As my Twitter friend @dotanh reminded me: Boycotting settlements and settlement products isn’t even remotely about boycotting Jews. It’s about boycotting a system that is doing real, lasting damage to the Palestinian people, and to Israel itself.

And as Mother Jones writer Adam Serwer tweeted: “Put aside tactical considerations of Beinart’s [suggestion]. Who would want to consciously give the settlers a dime?”


  1. Dex

     /  March 20, 2012

    Thanks for posting this. I never really felt like I had a good place to go to get a good primer on this, and then here you are with this.

    (I’m crossing my fingers that this space doesn’t receive a lot of vicious blowback as a result of your larger audience, given the new gig.)

    • (Me, too, but here again we see the real beauty of every first comment going into moderation. If there is blowback, the public will never know. And I’ll get the not inconsiderable joy of spamming assholes).

  2. Bookwoman

     /  March 21, 2012

    What Dex said. We’re going to Israel (for the first time) in May. Beinart’s op-ed piece and your post above are giving us a lot of food for thought. It’s an interfaith trip, and the discussions should be very interesting.

    • Books! You need books!

      I would start with Adam Le Bor’s City of Oranges – it’s just really readable and tells the story through the social history of Jaffa, which makes it easier to take in. This is, after all, a story about people.

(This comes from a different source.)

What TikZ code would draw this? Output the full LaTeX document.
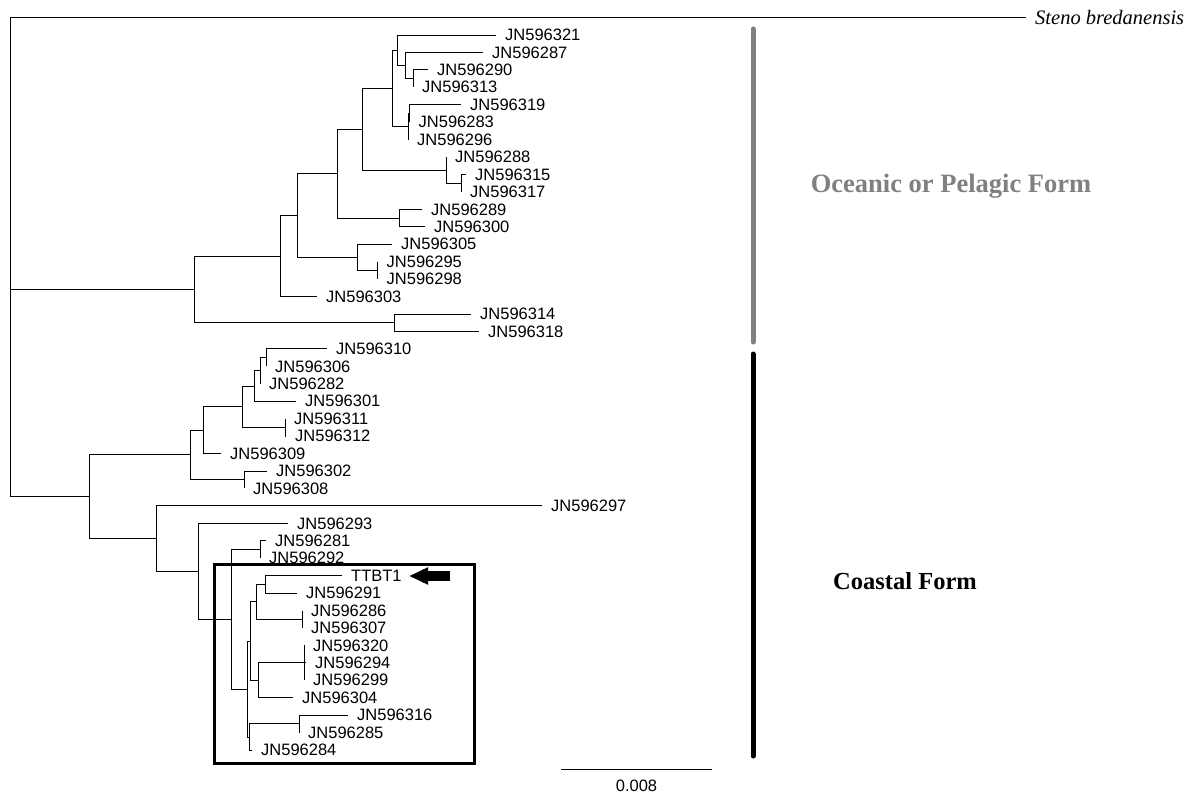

      Then, scroll through the books I recommend on my Israel/Palestine pages and pick what else makes sense, or something by David Grossman.

      The truth is that a little reading is all you need. People act like this conflict is crazy complicated, but it’s not really. It’s just very eventful. (You could also read my “The Basics” page, to get started).

      • Bookwoman

         /  March 22, 2012

        Thanks! Over the years I’ve read things like Fromkin’s A Peace to End all Peace, and books by Bernard Lewis and Thomas Friedman. But I need more up-to-date stuff, so these recommendations are really helpful.

  3. corkingiron

     /  March 21, 2012

    An excellent primer Emily, on a topic that far too often escapes discussion – especially the Israeli gov’t’s complicity in the settlement controversy. I hope you’ve got your ban-hammer polished and ready.

  4. SWNC

     /  March 21, 2012

    I want to echo the thanks of other commenters. If I may ask a really broad question, who are the settlers? Are they motivated primarily by religious beliefs or the desire for affordable housing or what? I ask because, moral questions aside, it seems like a crummy way to live, with guards and roadblocks and the threat of violence.

    • Yes and yes, depending on the settlement and its proximity to the center of Israel (Israel has long made it really cheap and easy to move to and stay in the settlements). The latter are more likely to be willing to be bought out than the former, but the former make up the bulk of the population (I say this without stats to hand, so you know: Grain of salt. If I find stats, I’ll bring them here!).

      They think they’re doing God’s will, and what is best for the Jewish people. Folks will take on a lot of hardship if they really believe those things. Sadly, they’re actually fucking us all over. (Well, the people. I think God’s probably doing fine, in spite of them).

  5. ignoblus

     /  March 22, 2012

    “I’m not at all sure what historical reasons these may be”

    I’m actually in favor of boycotting the settlements, but I have to ask: Really? Nothing comes to mind at all?

    • Not anything that’s actually applicable to Jews relating to other Jews, no.

      • ignoblus

         /  March 23, 2012

        But it’s not only about Jews relating to other Jews, is it? Or have all the gentiles stopped reading the Times?